Student Voices: The Million-Dollar Question
I’m nearing the end of my fourth quarter in the program and am taking finance and operations classes. The course content continues to impress me with how applicable it is to my profession as a project manager for a real estate development and construction company in the Washington, D.C. area.
In multifamily real estate development, we evaluate properties for their best potential use and then decide a course of action to create an asset using a mix of debt and equity capital that will generate future return on investments.
1. Buy or Sell?
This is often the million-dollar question for real estate developers (not to mention many other business managers), and the MBA@UNC finance course has provided me with the valuation tools to make this kind of educated business decision. Professor Jennifer Conrad’s lectures and case studies focus on what future cash flows look like between multiple assets and how to discount them back to the present value in order to compare them side by side. She discusses how to factor in growth rates, evaluate return on investment (ROI) and forecast earnings based on a number of financial modeling techniques —as well as myriad other critical topics, including stock and bond valuation.
Oh, and did I mention I just took the midterm? Yes, all of this information was taught in the first few weeks of class. I came into this program with very little financial management skills, but at work I already am forecasting future monthly cash flows and realizing what they mean in today’s present value of money.
2. Evaluate Your Cash Position
“John, we need to capture an eight-cap in this property.”
“Hey Bill, did you hear re-fi rates are in the twos?”
I have to be honest, as an engineer I had no idea what this mumbo jumbo meant two years ago. Thankfully, with help from Professor Larry Chavis in economics and now Professor Conrad in finance, I have not only adopted this industry jargon into my vocabulary, but I’ve learned what they mean to the industry and the effects they have on business decisions.

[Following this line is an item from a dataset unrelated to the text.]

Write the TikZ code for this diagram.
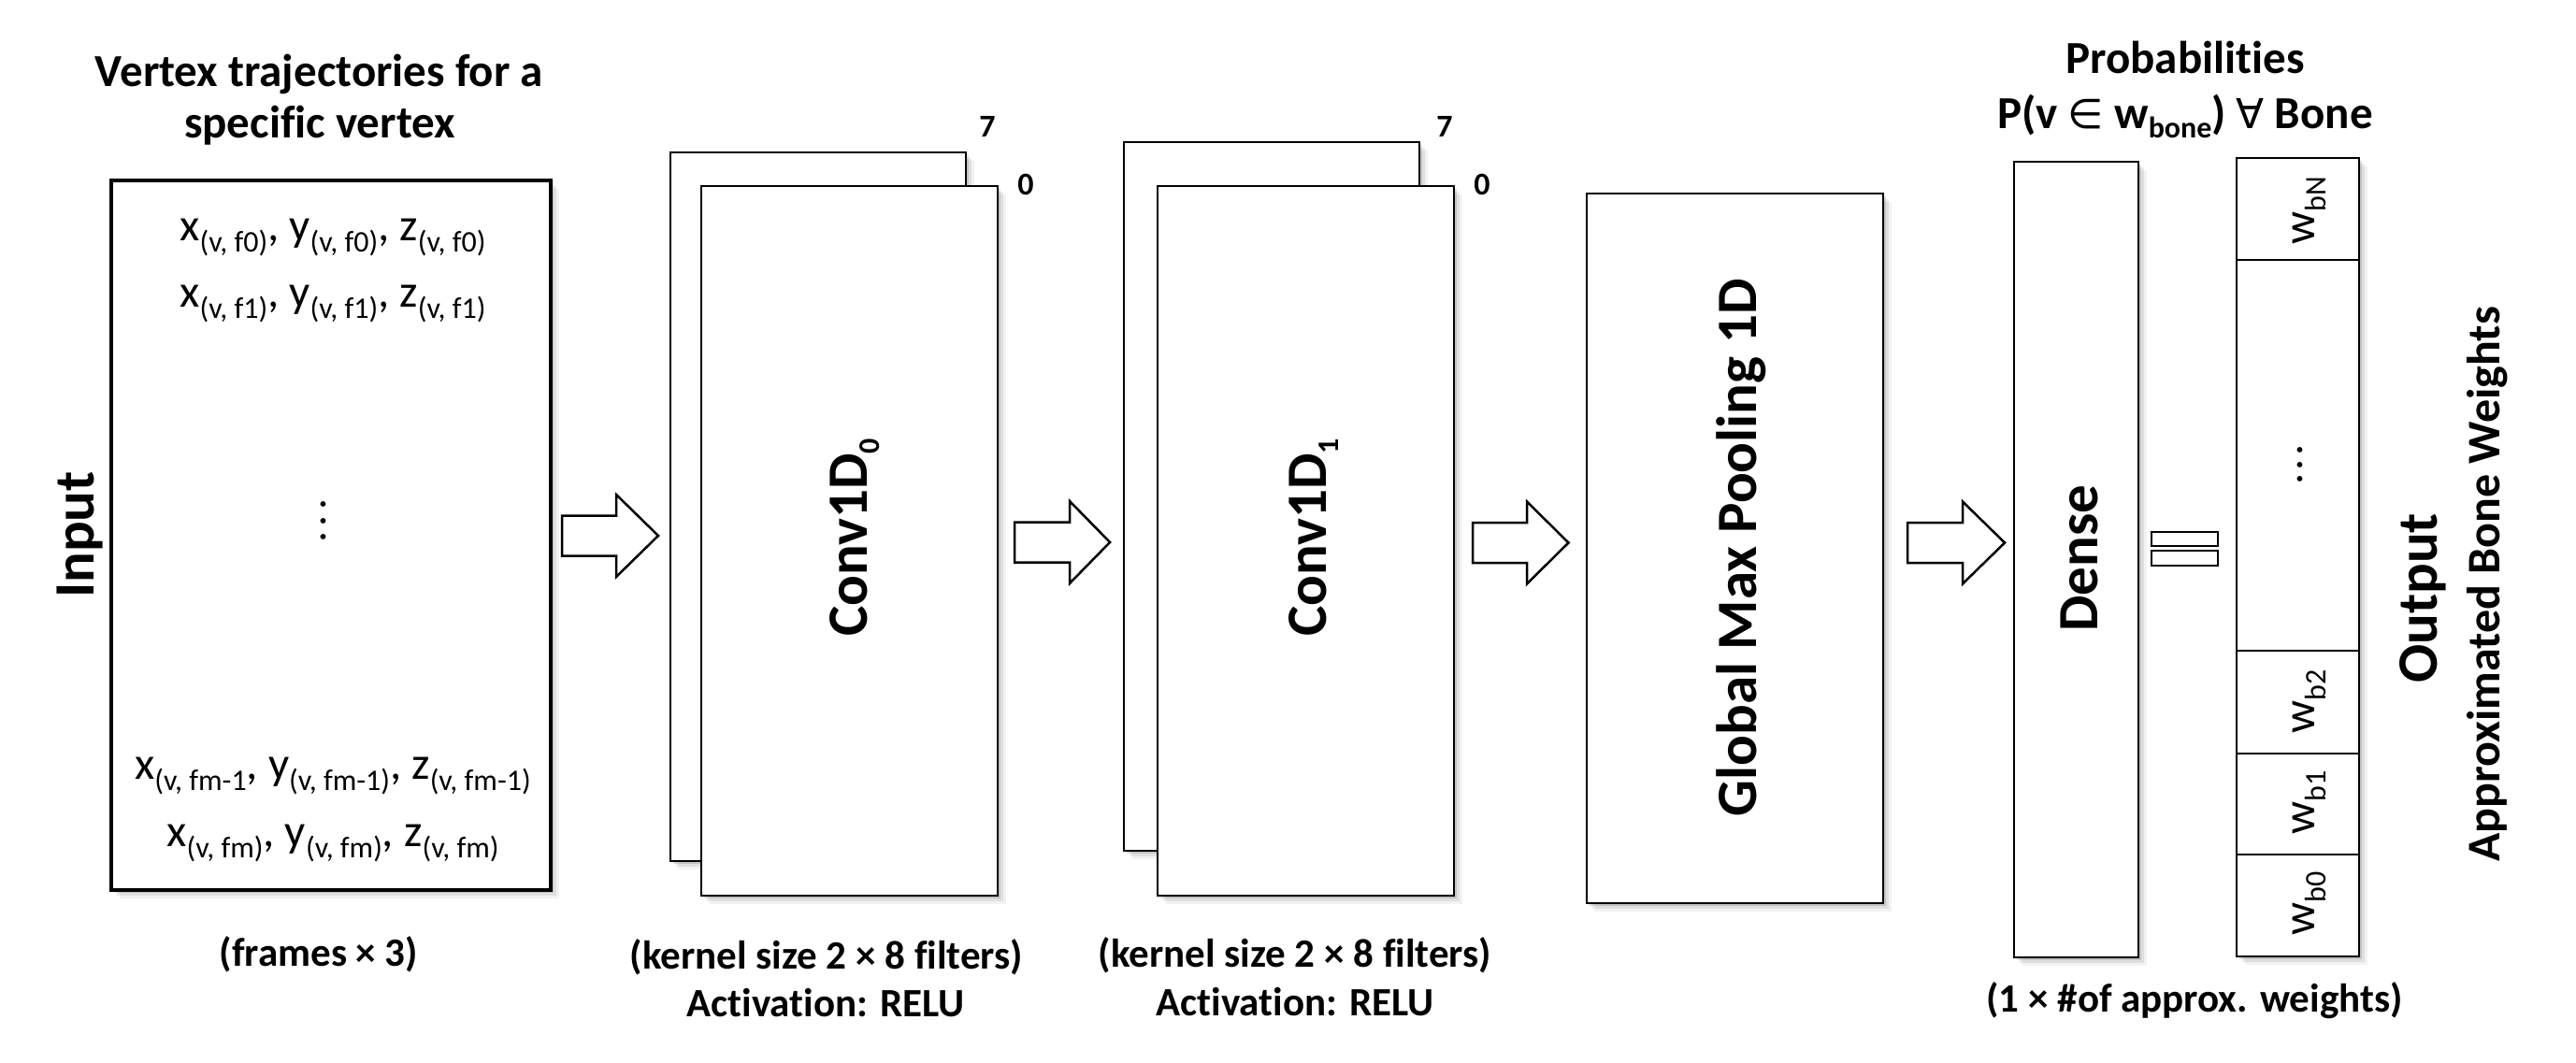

I have also come to understand the impact of borrowing money to fund a project, which has been a great help in the workplace. For real estate projects, there are often years of planning required to break ground on a new property or for property transactions to take place. Within those years are countless hours running numbers on factors like interest rates, debt-to-equity ratios and break-even points — just to name a few. Now that I can understand and implement financial indicators like these, my value to the company has increased and this has opened doors to working in a bigger capacity.
3. Delivering the Goods
Outside of financial management, MBA@UNC has also provided me with insightful lessons in operational efficiency. Because the real estate industry includes the construction of buildings, the efficient and effective delivery of a newly constructed building is a science also covered in business school. Professor Wendell Gilland teaches the operations class and so far has delivered lessons in schedule and inventory management, as well as quality control.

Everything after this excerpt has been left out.